Honestly, since you asked, ..all this/your agenda including a big announcement of a "vow of silence", efforts to "appreciating the ability to speak", "an attempt to gain control of my emotions" or over whatever, Jesus Christ's opinion about "your talking and thinking", your "desire to emulate him", "represent him", awaken to whatever and getting away from vulgarity that way, ..to me this sounds like business as usual, more of the same, more egoic bullshit. I think it will make no difference if you do all this while your mouth is flapping, or shut. But I would encourage you to do/try it anyway, cause as soon as the food hole is closes for a while, the mind will ramp up the volume of its chatter inside and there is greater possibility to learn something about that, I think.

Unless you are on a retreat somewhere, meaning in an supportive/enabling environment as other have pointed out, this will not work out since modern life demands at least some verbal communication.

Would I take a vow of silence (for a year) in "normal" life? No, I think that's just silliness and won't work out. I will probably get locked away. But words are not the ultimate concern, from "where" they come is. That will naturally determine how much and what words flow out, if one wants/likes it or not.
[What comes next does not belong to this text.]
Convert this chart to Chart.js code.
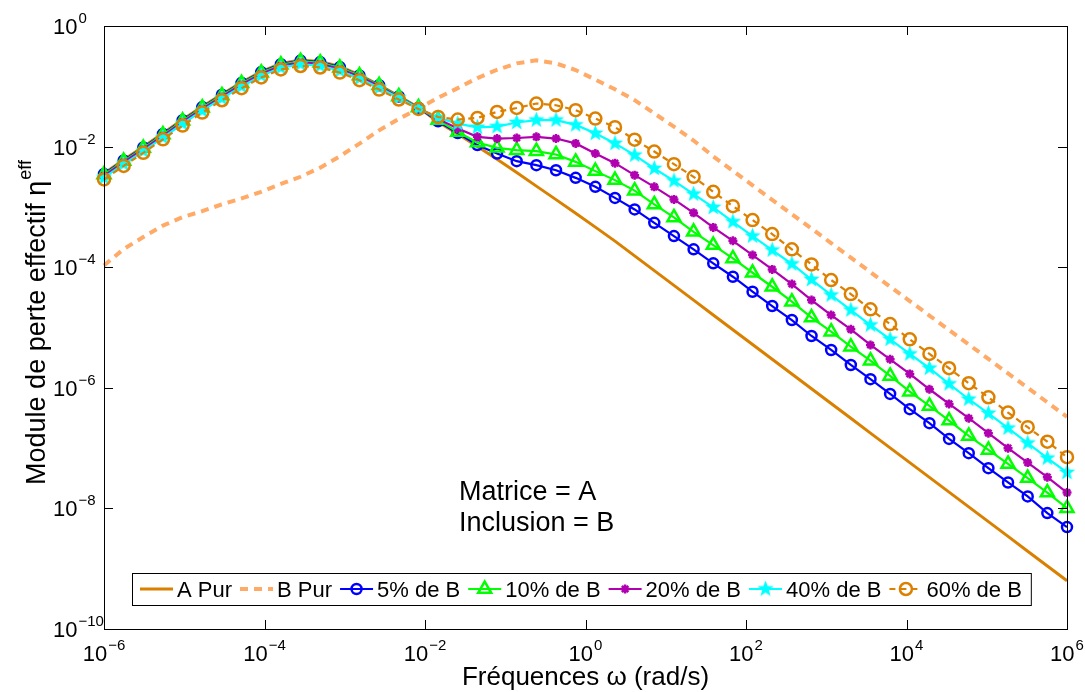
<!DOCTYPE html>
<html>
<head>
<meta charset="UTF-8">
<title>Module de perte effectif</title>
<script src="https://cdn.jsdelivr.net/npm/chart.js"></script>
<style>
  body { margin: 0; background: #fff; }
  #wrap { width: 1085px; height: 692px; }
</style>
</head>
<body>
<div id="wrap"><canvas id="myChart" width="1085" height="692"></canvas></div>

<script>
// frequencies (rad/s), 50 points per curve
const freq = [1e-6, 1.758e-6, 3.089e-6, 5.429e-6, 9.541e-6, 1.677e-5, 2.947e-5, 5.179e-5, 9.103e-5, 1.600e-4,
  2.812e-4, 4.942e-4, 8.685e-4, 1.526e-3, 2.683e-3, 4.715e-3, 8.286e-3, 1.456e-2, 2.559e-2, 4.498e-2,
  7.906e-2, 0.1389, 0.2442, 0.4292, 0.7543, 1.326, 2.330, 4.095, 7.197, 12.65,
  22.23, 39.07, 68.66, 120.7, 212.1, 372.8, 655.1, 1151, 2024, 3556,
  6251, 10985, 19307, 33932, 59636, 104811, 184207, 323746, 568987, 1e6];

const aPur = [3.59e-3, 6.03e-3, 9.91e-3, 1.66e-2, 2.81e-2, 4.62e-2, 7.40e-2, 0.117, 0.176, 0.239,
  0.274, 0.258, 0.213, 0.155, 0.105, 6.92e-2, 4.47e-2, 2.57e-2, 1.62e-2, 1.00e-2,
  6.17e-3, 3.72e-3, 2.21e-3, 1.32e-3, 7.85e-4, 4.62e-4, 2.71e-4, 1.54e-4, 8.77e-5, 4.99e-5,
  2.84e-5, 1.61e-5, 9.18e-6, 5.22e-6, 2.97e-6, 1.69e-6, 9.64e-7, 5.48e-7, 3.12e-7, 1.77e-7,
  1.01e-7, 5.74e-8, 3.27e-8, 1.86e-8, 1.06e-8, 6.03e-9, 3.43e-9, 1.95e-9, 1.11e-9, 6.31e-10];

const bPur = [1.07e-4, 2.00e-4, 3.16e-4, 4.90e-4, 6.76e-4, 8.51e-4, 1.10e-3, 1.38e-3, 1.78e-3, 2.40e-3,
  3.16e-3, 4.47e-3, 6.92e-3, 1.12e-2, 1.86e-2, 2.88e-2, 4.27e-2, 6.46e-2, 9.33e-2, 0.137,
  0.188, 0.240, 0.269, 0.240, 0.186, 0.129, 8.91e-2, 5.89e-2, 3.55e-2, 2.14e-2,
  1.26e-2, 6.89e-3, 3.96e-3, 2.28e-3, 1.31e-3, 7.57e-4, 4.36e-4, 2.51e-4, 1.44e-4, 8.28e-5,
  4.76e-5, 2.74e-5, 1.58e-5, 9.08e-6, 5.22e-6, 3.01e-6, 1.73e-6, 9.98e-7, 5.74e-7, 3.30e-7];

const p5 = [3.51e-3, 5.89e-3, 9.68e-3, 1.62e-2, 2.74e-2, 4.52e-2, 7.23e-2, 0.114, 0.172, 0.233,
  0.267, 0.252, 0.208, 0.151, 0.104, 6.78e-2, 4.42e-2, 2.63e-2, 1.68e-2, 1.06e-2,
  7.69e-3, 5.73e-3, 4.92e-3, 4.06e-3, 3.03e-3, 2.15e-3, 1.41e-3, 9.08e-4, 5.45e-4, 3.28e-4,
  1.98e-4, 1.16e-4, 6.95e-5, 3.92e-5, 2.27e-5, 1.33e-5, 7.23e-6, 4.24e-6, 2.39e-6, 1.39e-6,
  7.91e-7, 4.42e-7, 2.59e-7, 1.42e-7, 8.24e-8, 4.65e-8, 2.69e-8, 1.58e-8, 8.36e-9, 4.90e-9];

const p10 = [3.43e-3, 5.75e-3, 9.46e-3, 1.58e-2, 2.68e-2, 4.42e-2, 7.06e-2, 0.112, 0.168, 0.228,
  0.261, 0.246, 0.203, 0.151, 0.104, 6.78e-2, 4.47e-2, 2.75e-2, 1.75e-2, 1.17e-2,
  9.53e-3, 8.73e-3, 8.39e-3, 7.40e-3, 5.58e-3, 3.92e-3, 2.78e-3, 1.86e-3, 1.10e-3, 6.70e-4,
  3.86e-4, 2.33e-4, 1.40e-4, 8.09e-5, 4.74e-5, 2.68e-5, 1.46e-5, 8.51e-6, 4.81e-6, 2.82e-6,
  1.57e-6, 8.63e-7, 5.00e-7, 2.86e-7, 1.59e-7, 9.33e-8, 5.47e-8, 3.18e-8, 1.83e-8, 1.01e-8];

const p20 = [3.27e-3, 5.50e-3, 9.04e-3, 1.51e-2, 2.56e-2, 4.22e-2, 6.75e-2, 0.107, 0.160, 0.218,
  0.249, 0.235, 0.194, 0.145, 0.101, 6.62e-2, 4.42e-2, 2.88e-2, 2.00e-2, 1.45e-2,
  1.36e-2, 1.39e-2, 1.45e-2, 1.36e-2, 1.13e-2, 7.69e-3, 5.31e-3, 3.36e-3, 2.15e-3, 1.33e-3,
  7.98e-4, 4.57e-4, 2.74e-4, 1.59e-4, 9.20e-5, 5.26e-5, 2.85e-5, 1.61e-5, 9.33e-6, 5.13e-6,
  2.97e-6, 1.70e-6, 9.46e-7, 5.41e-7, 3.13e-7, 1.77e-7, 9.98e-8, 5.75e-8, 3.30e-8, 1.83e-8];

const p40 = [3.05e-3, 5.13e-3, 8.43e-3, 1.41e-2, 2.39e-2, 3.94e-2, 6.30e-2, 9.95e-2, 0.150, 0.203,
  0.233, 0.219, 0.181, 0.135, 9.46e-2, 6.46e-2, 4.32e-2, 3.02e-2, 2.40e-2, 2.09e-2,
  2.14e-2, 2.51e-2, 2.75e-2, 2.75e-2, 2.29e-2, 1.66e-2, 1.13e-2, 7.21e-3, 4.34e-3, 2.70e-3,
  1.63e-3, 9.79e-4, 5.66e-4, 3.28e-4, 1.92e-4, 1.13e-4, 6.24e-5, 3.45e-5, 1.95e-5, 1.10e-5,
  6.37e-6, 3.64e-6, 2.11e-6, 1.16e-6, 6.46e-7, 3.78e-7, 2.14e-7, 1.21e-7, 6.81e-8, 3.94e-8];

const p60 = [2.85e-3, 4.79e-3, 7.87e-3, 1.32e-2, 2.23e-2, 3.67e-2, 5.87e-2, 9.29e-2, 0.140, 0.190,
  0.217, 0.205, 0.169, 0.126, 8.83e-2, 6.04e-2, 4.22e-2, 3.10e-2, 2.81e-2, 2.99e-2,
  3.76e-2, 4.37e-2, 5.18e-2, 4.85e-2, 4.01e-2, 2.92e-2, 2.10e-2, 1.30e-2, 8.28e-3, 5.12e-3,
  3.15e-3, 1.78e-3, 1.03e-3, 6.04e-4, 3.54e-4, 1.98e-4, 1.11e-4, 6.12e-5, 3.59e-5, 2.00e-5,
  1.14e-5, 6.37e-6, 3.64e-6, 2.11e-6, 1.19e-6, 6.97e-7, 3.88e-7, 2.22e-7, 1.28e-7, 7.08e-8];

const labels = ['A Pur', 'B Pur', '5% de B', '10% de B', '20% de B', '40% de B', '60% de B'];
const xTicks = [1e-6, 1e-4, 1e-2, 1, 1e2, 1e4, 1e6];
const xTickExp = ['\u22126', '\u22124', '\u22122', '0', '2', '4', '6'];
const yTicks = [1, 1e-2, 1e-4, 1e-6, 1e-8, 1e-10];
const yTickExp = ['0', '\u22122', '\u22124', '\u22126', '\u22128', '\u221210'];

const FONT = '"Liberation Sans", Arial, Helvetica, sans-serif';

// filled five point star, like the matlab pentagram marker
function makeStar(size, color) {
    const c = document.createElement('canvas');
    c.width = size; c.height = size;
    const g = c.getContext('2d');
    const R = size / 2, r = R * 0.42;
    g.beginPath();
    for (let i = 0; i < 10; i++) {
        const a = -Math.PI / 2 + i * Math.PI / 5;
        const rr = i % 2 ? r : R;
        g.lineTo(R + rr * Math.cos(a), R + rr * Math.sin(a));
    }
    g.closePath();
    g.fillStyle = color;
    g.fill();
    return c;
}
const starImg = makeStar(17, '#00FFFF');

const looks = [
    { data: aPur, color: '#D98000', width: 3, dash: [], mark: null },
    { data: bPur, color: '#FFAA66', width: 4, dash: [8, 6], mark: null },
    { data: p5, color: '#0000FF', width: 2.2, dash: [], mark: 'circle', r: 5 },
    { data: p10, color: '#00FF00', width: 2.2, dash: [], mark: 'triangle', r: 7.5 },
    { data: p20, color: '#B000B0', width: 2.2, dash: [], mark: 'star', r: 4.5 },
    { data: p40, color: '#00FFFF', width: 2.2, dash: [], mark: 'pentagram', r: 8 },
    { data: p60, color: '#DD8000', width: 2.2, dash: [6, 5], mark: 'circle', r: 6 }
];

const datasets = looks.map((s, i) => ({
    label: labels[i],
    data: s.data.map((v, j) => ({ x: freq[j], y: v })),
    borderColor: s.color,
    borderWidth: s.width,
    borderDash: s.dash,
    pointStyle: s.mark === 'pentagram' ? starImg : (s.mark || 'circle'),
    pointRadius: s.mark ? s.r : 0,
    pointBorderColor: s.color,
    pointBackgroundColor: 'rgba(0,0,0,0)',
    pointBorderWidth: 2.5,
    tension: 0,
    fill: false,
    order: looks.length - i,
    clip: 12
}));

function drawMark(ctx, s, x, y) {
    ctx.save();
    ctx.setLineDash([]);
    ctx.strokeStyle = s.color;
    ctx.lineWidth = 2.5;
    const r = s.r;
    ctx.beginPath();
    if (s.mark === 'circle') {
        ctx.arc(x, y, r, 0, Math.PI * 2);
        ctx.stroke();
    } else if (s.mark === 'triangle') {
        for (let k = 0; k < 3; k++) {
            const a = k * 2 * Math.PI / 3;
            ctx.lineTo(x + Math.sin(a) * r, y - Math.cos(a) * r);
        }
        ctx.closePath();
        ctx.stroke();
    } else if (s.mark === 'star') {
        const d = r * Math.SQRT1_2;
        ctx.moveTo(x - d, y - d); ctx.lineTo(x + d, y + d);
        ctx.moveTo(x - d, y + d); ctx.lineTo(x + d, y - d);
        ctx.moveTo(x, y - r); ctx.lineTo(x, y + r);
        ctx.moveTo(x - r, y); ctx.lineTo(x + r, y);
        ctx.stroke();
    } else if (s.mark === 'pentagram') {
        ctx.drawImage(starImg, x - starImg.width / 2, y - starImg.height / 2);
    }
    ctx.restore();
}

const matlabAxes = {
    id: 'matlabAxes',
    afterDraw(chart) {
        const { ctx, chartArea: a } = chart;
        const x = chart.scales.x, y = chart.scales.y;
        ctx.save();
        ctx.fillStyle = '#000';
        ctx.strokeStyle = '#000';
        ctx.lineWidth = 1;

        // axes box and inward ticks
        ctx.strokeRect(a.left + 0.5, a.top + 0.5, a.right - a.left, a.bottom - a.top);
        ctx.beginPath();
        xTicks.forEach(v => {
            const px = Math.round(x.getPixelForValue(v)) + 0.5;
            ctx.moveTo(px, a.bottom); ctx.lineTo(px, a.bottom - 9);
            ctx.moveTo(px, a.top); ctx.lineTo(px, a.top + 9);
        });
        yTicks.forEach(v => {
            const py = Math.round(y.getPixelForValue(v)) + 0.5;
            ctx.moveTo(a.left, py); ctx.lineTo(a.left + 9, py);
            ctx.moveTo(a.right, py); ctx.lineTo(a.right - 9, py);
        });
        ctx.stroke();

        // tick labels 10^n
        ctx.textAlign = 'left';
        ctx.textBaseline = 'alphabetic';
        xTicks.forEach((v, i) => {
            const px = x.getPixelForValue(v);
            ctx.font = '22px ' + FONT;
            const w1 = ctx.measureText('10').width;
            ctx.font = '15px ' + FONT;
            const w2 = ctx.measureText(xTickExp[i]).width;
            const x0 = px - (w1 + w2 + 1) / 2;
            ctx.font = '22px ' + FONT;
            ctx.fillText('10', x0, 661);
            ctx.font = '15px ' + FONT;
            ctx.fillText(xTickExp[i], x0 + w1 + 1, 650);
        });
        yTicks.forEach((v, i) => {
            const py = y.getPixelForValue(v);
            ctx.font = '22px ' + FONT;
            const w1 = ctx.measureText('10').width;
            ctx.fillText('10', 53, py + 8);
            ctx.font = '15px ' + FONT;
            ctx.fillText(yTickExp[i], 53 + w1 + 1, py - 3);
        });

        // axis titles
        ctx.font = '26px ' + FONT;
        ctx.textAlign = 'center';
        ctx.fillText('Fréquences ω (rad/s)', (a.left + a.right) / 2, 685);

        ctx.save();
        ctx.translate(45, 323);
        ctx.rotate(-Math.PI / 2);
        ctx.textAlign = 'left';
        ctx.font = '27px ' + FONT;
        const main = 'Module de perte effectif η';
        const wm = ctx.measureText(main).width;
        ctx.font = '18px ' + FONT;
        const ws = ctx.measureText('eff').width;
        const s0 = -(wm + ws) / 2;
        ctx.font = '27px ' + FONT;
        ctx.fillText(main, s0, 0);
        ctx.font = '18px ' + FONT;
        ctx.fillText('eff', s0 + wm + 1, -14);
        ctx.restore();

        // annotation
        ctx.textAlign = 'left';
        ctx.font = '27px ' + FONT;
        ctx.fillText('Matrice = A', 459, 500);
        ctx.fillText('Inclusion = B', 459, 531);

        // legend, one row in a box
        ctx.font = '22px ' + FONT;
        const boxL = 132, boxT = 573, boxH = 32, cy = boxT + boxH / 2;
        let sx = 140;
        const items = looks.map((s, i) => {
            const it = { s: s, label: labels[i], x: sx };
            sx += 37 + ctx.measureText(labels[i]).width + 8;
            return it;
        });
        const boxR = sx + 1;
        ctx.fillStyle = '#fff';
        ctx.fillRect(boxL, boxT, boxR - boxL, boxH);
        ctx.strokeRect(boxL + 0.5, boxT + 0.5, boxR - boxL, boxH);
        items.forEach(it => {
            ctx.save();
            ctx.strokeStyle = it.s.color;
            ctx.lineWidth = it.s.width;
            ctx.setLineDash(it.s.dash);
            ctx.beginPath();
            ctx.moveTo(it.x, cy);
            ctx.lineTo(it.x + 33, cy);
            ctx.stroke();
            ctx.restore();
            if (it.s.mark) drawMark(ctx, it.s, it.x + 16.5, cy);
            ctx.fillStyle = '#000';
            ctx.fillText(it.label, it.x + 37, cy + 8);
        });
        ctx.restore();
    }
};

const ctx = document.getElementById('myChart').getContext('2d');
new Chart(ctx, {
    type: 'line',
    data: { datasets: datasets },
    options: {
        responsive: false,
        animation: false,
        layout: { padding: { left: 0, top: 26, right: 18, bottom: 0 } },
        plugins: { legend: { display: false }, tooltip: { enabled: false } },
        scales: {
            x: {
                type: 'logarithmic', min: 1e-6, max: 1e6,
                grid: { display: false }, border: { display: false },
                ticks: { display: false },
                afterBuildTicks: s => { s.ticks = xTicks.map(v => ({ value: v })); },
                afterFit: s => { s.height = 63; }
            },
            y: {
                type: 'logarithmic', min: 1e-10, max: 1,
                grid: { display: false }, border: { display: false },
                ticks: { display: false },
                afterBuildTicks: s => { s.ticks = yTicks.map(v => ({ value: v })); },
                afterFit: s => { s.width = 104; }
            }
        }
    },
    plugins: [matlabAxes]
});
</script>
</body>
</html>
Would I go on a silent retreat (for a year)? Perhaps yes, it depends. It would certainly represent a unique opportunity. I was in silent solitude for weeks more than once; very ..'revealing', let's phrase it like that. But I also know that one can be still inside, even though words are spoken on occasion. And people react very diverse to this, I found, but that's not really what it is about, is it? Anyway..
Thank you I appreciate you opinion and time you took to right that you have some good points and ima use those moving forward but please don’t ever assume my faith is ego again you don’t know me.
 
I would go with solitude, like abstaining from reading and talking which stimulate our mind, or at least it does mine. I thought you would've done this by now, honestly but that's my opinion. I mean it's not a big deal depending on your living situation. I would just do it right away and get it over with. I'm curious to hear what happens. I felt a lot better after I did it
 
Do you have a job? How would you communicate with people in day to day life. I guess this would be an interesting experiment if you're a hermit with no responsibilities. Maybe learn sign language so you can at least express yourself without speaking.